Aim:
Quote every line of the data below as it stands, omitting pictures.
++++++++++++++++++++
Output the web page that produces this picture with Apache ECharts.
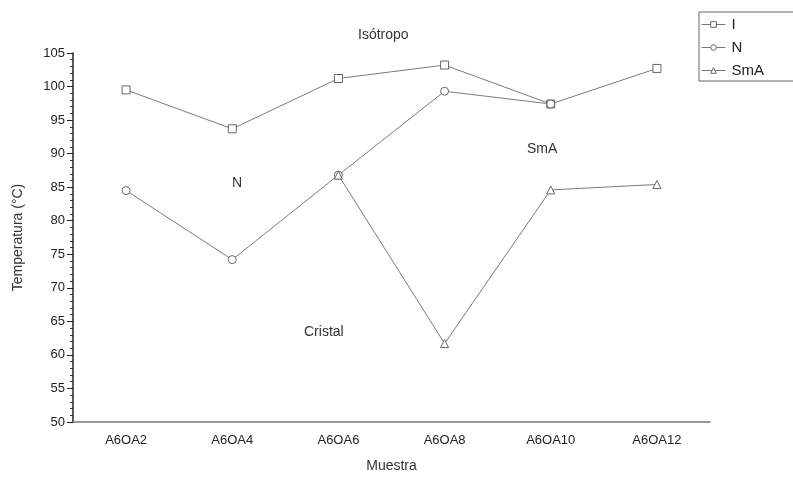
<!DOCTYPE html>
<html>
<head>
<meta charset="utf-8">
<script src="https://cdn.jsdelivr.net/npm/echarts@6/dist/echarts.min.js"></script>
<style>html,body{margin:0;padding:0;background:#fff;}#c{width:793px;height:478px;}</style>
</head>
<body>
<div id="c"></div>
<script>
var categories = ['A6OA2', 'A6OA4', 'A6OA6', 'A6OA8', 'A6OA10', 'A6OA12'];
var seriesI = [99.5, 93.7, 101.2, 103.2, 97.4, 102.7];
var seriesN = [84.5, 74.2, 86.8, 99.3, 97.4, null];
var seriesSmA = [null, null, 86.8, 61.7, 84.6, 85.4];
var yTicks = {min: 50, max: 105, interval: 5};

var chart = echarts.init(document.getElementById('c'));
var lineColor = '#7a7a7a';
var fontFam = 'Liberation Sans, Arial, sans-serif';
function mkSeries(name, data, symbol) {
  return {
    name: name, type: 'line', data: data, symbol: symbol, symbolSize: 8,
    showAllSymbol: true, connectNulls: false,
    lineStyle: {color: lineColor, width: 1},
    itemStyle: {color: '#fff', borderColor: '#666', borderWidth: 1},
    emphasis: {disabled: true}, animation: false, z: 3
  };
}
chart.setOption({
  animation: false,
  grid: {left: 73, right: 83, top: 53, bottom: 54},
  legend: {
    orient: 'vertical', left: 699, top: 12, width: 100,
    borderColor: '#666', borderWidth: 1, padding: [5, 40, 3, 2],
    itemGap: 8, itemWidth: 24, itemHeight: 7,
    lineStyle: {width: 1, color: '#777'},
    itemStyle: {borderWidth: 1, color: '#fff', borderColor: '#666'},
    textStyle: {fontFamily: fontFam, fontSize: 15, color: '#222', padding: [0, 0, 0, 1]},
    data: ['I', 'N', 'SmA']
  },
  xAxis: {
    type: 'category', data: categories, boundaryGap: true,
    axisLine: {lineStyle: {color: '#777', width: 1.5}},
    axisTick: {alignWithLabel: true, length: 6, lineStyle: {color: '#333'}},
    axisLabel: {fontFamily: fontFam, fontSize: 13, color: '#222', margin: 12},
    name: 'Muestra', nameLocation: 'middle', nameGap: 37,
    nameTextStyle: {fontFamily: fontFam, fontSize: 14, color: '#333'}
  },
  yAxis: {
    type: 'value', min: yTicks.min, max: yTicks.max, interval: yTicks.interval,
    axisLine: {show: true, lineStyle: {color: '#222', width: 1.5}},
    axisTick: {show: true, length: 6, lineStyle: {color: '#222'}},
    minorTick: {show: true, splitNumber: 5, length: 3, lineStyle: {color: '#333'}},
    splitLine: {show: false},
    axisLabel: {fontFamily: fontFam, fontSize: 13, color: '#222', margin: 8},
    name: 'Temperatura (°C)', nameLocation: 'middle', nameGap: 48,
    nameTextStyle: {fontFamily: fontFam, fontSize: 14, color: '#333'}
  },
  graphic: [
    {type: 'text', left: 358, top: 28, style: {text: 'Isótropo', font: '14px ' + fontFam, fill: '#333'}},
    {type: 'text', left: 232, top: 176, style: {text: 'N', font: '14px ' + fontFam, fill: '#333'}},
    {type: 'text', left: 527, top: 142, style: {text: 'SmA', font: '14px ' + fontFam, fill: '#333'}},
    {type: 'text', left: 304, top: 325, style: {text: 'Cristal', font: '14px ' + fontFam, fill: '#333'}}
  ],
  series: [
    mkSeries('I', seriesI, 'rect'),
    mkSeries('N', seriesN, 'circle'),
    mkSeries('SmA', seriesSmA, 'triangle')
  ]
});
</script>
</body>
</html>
++++++++++++++++++++
Worked answer:
Output the web page that produces this picture with Apache ECharts.
<!DOCTYPE html>
<html>
<head>
<meta charset="utf-8">
<script src="https://cdn.jsdelivr.net/npm/echarts@6/dist/echarts.min.js"></script>
<style>html,body{margin:0;padding:0;background:#fff;}#c{width:793px;height:478px;}</style>
</head>
<body>
<div id="c"></div>
<script>
var categories = ['A6OA2', 'A6OA4', 'A6OA6', 'A6OA8', 'A6OA10', 'A6OA12'];
var seriesI = [99.5, 93.7, 101.2, 103.2, 97.4, 102.7];
var seriesN = [84.5, 74.2, 86.8, 99.3, 97.4, null];
var seriesSmA = [null, null, 86.8, 61.7, 84.6, 85.4];
var yTicks = {min: 50, max: 105, interval: 5};

var chart = echarts.init(document.getElementById('c'));
var lineColor = '#7a7a7a';
var fontFam = 'Liberation Sans, Arial, sans-serif';
function mkSeries(name, data, symbol) {
  return {
    name: name, type: 'line', data: data, symbol: symbol, symbolSize: 8,
    showAllSymbol: true, connectNulls: false,
    lineStyle: {color: lineColor, width: 1},
    itemStyle: {color: '#fff', borderColor: '#666', borderWidth: 1},
    emphasis: {disabled: true}, animation: false, z: 3
  };
}
chart.setOption({
  animation: false,
  grid: {left: 73, right: 83, top: 53, bottom: 54},
  legend: {
    orient: 'vertical', left: 699, top: 12, width: 100,
    borderColor: '#666', borderWidth: 1, padding: [5, 40, 3, 2],
    itemGap: 8, itemWidth: 24, itemHeight: 7,
    lineStyle: {width: 1, color: '#777'},
    itemStyle: {borderWidth: 1, color: '#fff', borderColor: '#666'},
    textStyle: {fontFamily: fontFam, fontSize: 15, color: '#222', padding: [0, 0, 0, 1]},
    data: ['I', 'N', 'SmA']
  },
  xAxis: {
    type: 'category', data: categories, boundaryGap: true,
    axisLine: {lineStyle: {color: '#777', width: 1.5}},
    axisTick: {alignWithLabel: true, length: 6, lineStyle: {color: '#333'}},
    axisLabel: {fontFamily: fontFam, fontSize: 13, color: '#222', margin: 12},
    name: 'Muestra', nameLocation: 'middle', nameGap: 37,
    nameTextStyle: {fontFamily: fontFam, fontSize: 14, color: '#333'}
  },
  yAxis: {
    type: 'value', min: yTicks.min, max: yTicks.max, interval: yTicks.interval,
    axisLine: {show: true, lineStyle: {color: '#222', width: 1.5}},
    axisTick: {show: true, length: 6, lineStyle: {color: '#222'}},
    minorTick: {show: true, splitNumber: 5, length: 3, lineStyle: {color: '#333'}},
    splitLine: {show: false},
    axisLabel: {fontFamily: fontFam, fontSize: 13, color: '#222', margin: 8},
    name: 'Temperatura (°C)', nameLocation: 'middle', nameGap: 48,
    nameTextStyle: {fontFamily: fontFam, fontSize: 14, color: '#333'}
  },
  graphic: [
    {type: 'text', left: 358, top: 28, style: {text: 'Isótropo', font: '14px ' + fontFam, fill: '#333'}},
    {type: 'text', left: 232, top: 176, style: {text: 'N', font: '14px ' + fontFam, fill: '#333'}},
    {type: 'text', left: 527, top: 142, style: {text: 'SmA', font: '14px ' + fontFam, fill: '#333'}},
    {type: 'text', left: 304, top: 325, style: {text: 'Cristal', font: '14px ' + fontFam, fill: '#333'}}
  ],
  series: [
    mkSeries('I', seriesI, 'rect'),
    mkSeries('N', seriesN, 'circle'),
    mkSeries('SmA', seriesSmA, 'triangle')
  ]
});
</script>
</body>
</html>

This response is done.